-- Start Data excerpt --

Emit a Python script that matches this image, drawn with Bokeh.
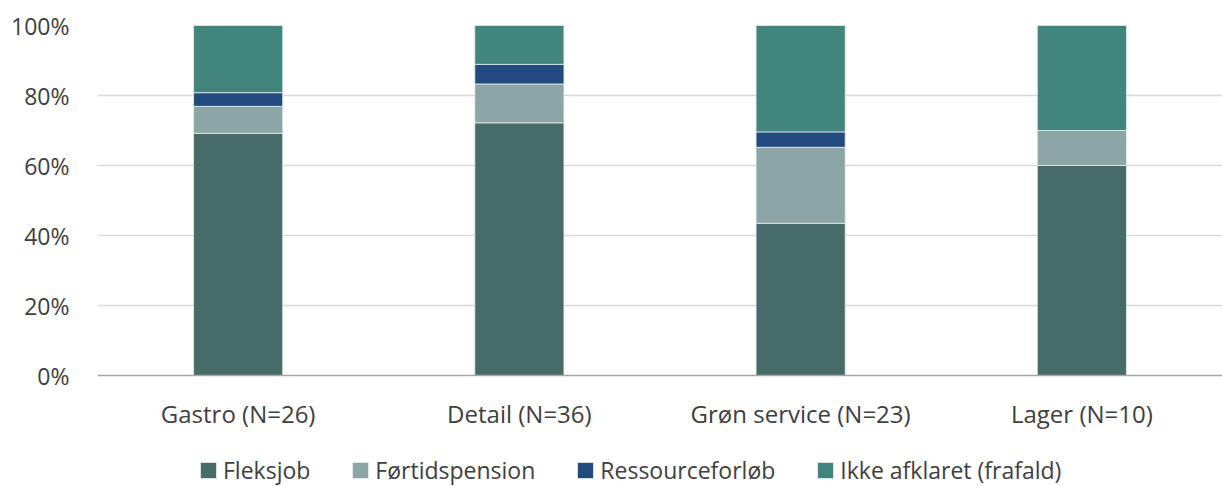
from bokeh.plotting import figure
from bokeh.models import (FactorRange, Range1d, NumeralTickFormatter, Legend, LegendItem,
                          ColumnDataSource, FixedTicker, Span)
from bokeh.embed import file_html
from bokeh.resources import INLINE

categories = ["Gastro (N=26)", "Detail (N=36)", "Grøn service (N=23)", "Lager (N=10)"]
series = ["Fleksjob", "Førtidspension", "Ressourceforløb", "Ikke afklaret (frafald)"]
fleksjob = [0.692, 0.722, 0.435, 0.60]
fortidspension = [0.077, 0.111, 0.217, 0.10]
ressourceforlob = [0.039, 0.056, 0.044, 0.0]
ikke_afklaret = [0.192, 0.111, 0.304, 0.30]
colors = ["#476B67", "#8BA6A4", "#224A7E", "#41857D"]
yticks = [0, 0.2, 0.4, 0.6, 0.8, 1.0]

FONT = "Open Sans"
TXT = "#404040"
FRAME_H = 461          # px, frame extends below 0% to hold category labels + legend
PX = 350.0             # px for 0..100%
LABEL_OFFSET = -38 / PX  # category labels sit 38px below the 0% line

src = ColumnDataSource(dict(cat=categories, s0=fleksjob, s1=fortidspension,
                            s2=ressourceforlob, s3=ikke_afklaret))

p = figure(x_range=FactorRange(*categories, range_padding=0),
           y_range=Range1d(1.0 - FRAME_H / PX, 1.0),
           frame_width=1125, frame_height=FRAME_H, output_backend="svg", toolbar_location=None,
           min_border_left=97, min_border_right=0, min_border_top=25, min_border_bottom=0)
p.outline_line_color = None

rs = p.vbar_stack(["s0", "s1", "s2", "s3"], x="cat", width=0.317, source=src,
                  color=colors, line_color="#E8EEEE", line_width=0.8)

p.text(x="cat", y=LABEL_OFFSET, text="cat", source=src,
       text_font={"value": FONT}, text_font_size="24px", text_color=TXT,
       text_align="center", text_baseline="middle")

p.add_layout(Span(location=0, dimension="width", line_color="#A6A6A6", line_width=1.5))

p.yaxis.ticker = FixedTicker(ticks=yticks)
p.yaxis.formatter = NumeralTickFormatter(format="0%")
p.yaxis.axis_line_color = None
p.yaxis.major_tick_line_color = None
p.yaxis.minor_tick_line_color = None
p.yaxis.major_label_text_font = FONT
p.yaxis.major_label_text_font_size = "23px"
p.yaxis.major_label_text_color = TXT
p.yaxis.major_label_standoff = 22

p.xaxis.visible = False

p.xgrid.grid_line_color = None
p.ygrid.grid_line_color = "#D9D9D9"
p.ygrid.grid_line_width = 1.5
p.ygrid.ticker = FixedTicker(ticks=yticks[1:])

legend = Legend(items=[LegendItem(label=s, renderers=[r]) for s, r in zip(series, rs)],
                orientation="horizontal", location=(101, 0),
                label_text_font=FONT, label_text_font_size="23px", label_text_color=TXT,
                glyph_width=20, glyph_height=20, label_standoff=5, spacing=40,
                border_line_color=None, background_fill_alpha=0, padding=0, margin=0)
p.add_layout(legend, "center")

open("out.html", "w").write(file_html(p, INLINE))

-- End Data excerpt --

Work to be completed: Give back the whole listing as it stands, minus its pictures.

Full output:
Emit a Python script that matches this image, drawn with Bokeh.
from bokeh.plotting import figure
from bokeh.models import (FactorRange, Range1d, NumeralTickFormatter, Legend, LegendItem,
                          ColumnDataSource, FixedTicker, Span)
from bokeh.embed import file_html
from bokeh.resources import INLINE

categories = ["Gastro (N=26)", "Detail (N=36)", "Grøn service (N=23)", "Lager (N=10)"]
series = ["Fleksjob", "Førtidspension", "Ressourceforløb", "Ikke afklaret (frafald)"]
fleksjob = [0.692, 0.722, 0.435, 0.60]
fortidspension = [0.077, 0.111, 0.217, 0.10]
ressourceforlob = [0.039, 0.056, 0.044, 0.0]
ikke_afklaret = [0.192, 0.111, 0.304, 0.30]
colors = ["#476B67", "#8BA6A4", "#224A7E", "#41857D"]
yticks = [0, 0.2, 0.4, 0.6, 0.8, 1.0]

FONT = "Open Sans"
TXT = "#404040"
FRAME_H = 461          # px, frame extends below 0% to hold category labels + legend
PX = 350.0             # px for 0..100%
LABEL_OFFSET = -38 / PX  # category labels sit 38px below the 0% line

src = ColumnDataSource(dict(cat=categories, s0=fleksjob, s1=fortidspension,
                            s2=ressourceforlob, s3=ikke_afklaret))

p = figure(x_range=FactorRange(*categories, range_padding=0),
           y_range=Range1d(1.0 - FRAME_H / PX, 1.0),
           frame_width=1125, frame_height=FRAME_H, output_backend="svg", toolbar_location=None,
           min_border_left=97, min_border_right=0, min_border_top=25, min_border_bottom=0)
p.outline_line_color = None

rs = p.vbar_stack(["s0", "s1", "s2", "s3"], x="cat", width=0.317, source=src,
                  color=colors, line_color="#E8EEEE", line_width=0.8)

p.text(x="cat", y=LABEL_OFFSET, text="cat", source=src,
       text_font={"value": FONT}, text_font_size="24px", text_color=TXT,
       text_align="center", text_baseline="middle")

p.add_layout(Span(location=0, dimension="width", line_color="#A6A6A6", line_width=1.5))

p.yaxis.ticker = FixedTicker(ticks=yticks)
p.yaxis.formatter = NumeralTickFormatter(format="0%")
p.yaxis.axis_line_color = None
p.yaxis.major_tick_line_color = None
p.yaxis.minor_tick_line_color = None
p.yaxis.major_label_text_font = FONT
p.yaxis.major_label_text_font_size = "23px"
p.yaxis.major_label_text_color = TXT
p.yaxis.major_label_standoff = 22

p.xaxis.visible = False

p.xgrid.grid_line_color = None
p.ygrid.grid_line_color = "#D9D9D9"
p.ygrid.grid_line_width = 1.5
p.ygrid.ticker = FixedTicker(ticks=yticks[1:])

legend = Legend(items=[LegendItem(label=s, renderers=[r]) for s, r in zip(series, rs)],
                orientation="horizontal", location=(101, 0),
                label_text_font=FONT, label_text_font_size="23px", label_text_color=TXT,
                glyph_width=20, glyph_height=20, label_standoff=5, spacing=40,
                border_line_color=None, background_fill_alpha=0, padding=0, margin=0)
p.add_layout(legend, "center")

open("out.html", "w").write(file_html(p, INLINE))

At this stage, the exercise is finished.